Programming languages that use finalizers include C# and Java. In C#, and a few others that support finalizers, the syntax for declaring a finalizer mimics that of destructors in C++.
Due to the lack of programmer control over their execution, it is usually recommended to avoid finalizers for any but the most trivial operations. In particular, operations often performed in destructors are not usually appropriate for finalizers. For example, destructors are often used to free expensive resources such as files or network handles. If placed in a finalizer, the resources may remain in use for long periods of time after the program is finished with them. Instead, most languages encourage the dispose pattern whereby the object has a method to clean up the object's resources, leaving the finalizer fail-safe in the case where the dispose method doesn't get called. C#, Java, and Python include syntactic constructs to aid use of the dispose pattern.
Languages with finalizers must also address the problem of object resurrection. Resurrection occurs when an object's finalizer causes the object to become reachable (that is, not garbage). The garbage collector must determine if the object has been resurrected by the finalizer or risk creating a dangling reference. Languages have adopted several different solutions. For example, Java will not free the object until it has proven that the object is once again unreachable, but will not run the finalizer more than once.[1] Objective-C 2.0 will put resurrected objects into a "zombie" state, where they log all messages sent to them, but do nothing else.[2]

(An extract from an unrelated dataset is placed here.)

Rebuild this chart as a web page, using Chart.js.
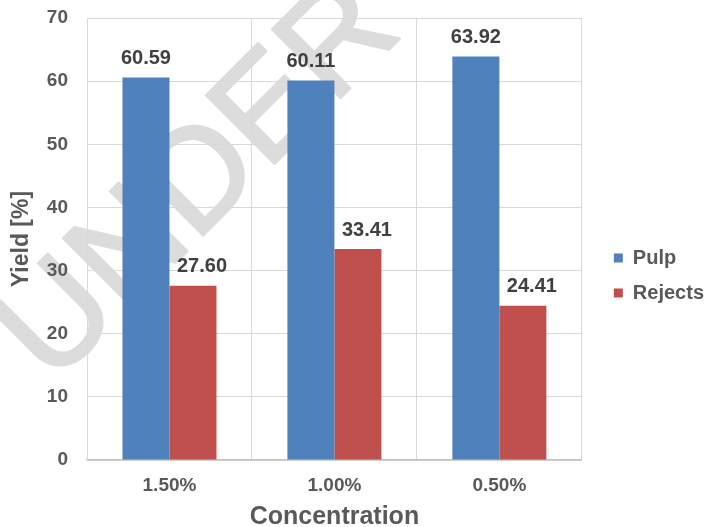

Object resurrection is useful to handle a pool of commonly used objects, but it obscures code and makes it more confusing.[1] It should be used only for objects that may be frequently used and where the construction/destruction of it is time-consuming. An example could be an array of random numbers, where a large number of them is created and destroyed in a short time, but where actually only a small number is in use at the same time. With object resurrection, a pooling technique would reduce the unnecessary overhead of creation and destruction. Here, a pool manager would get onto its object stack information in the form of a reference to the object, if it is currently to be destructed. The pool manager will keep the object for reuse later.[3]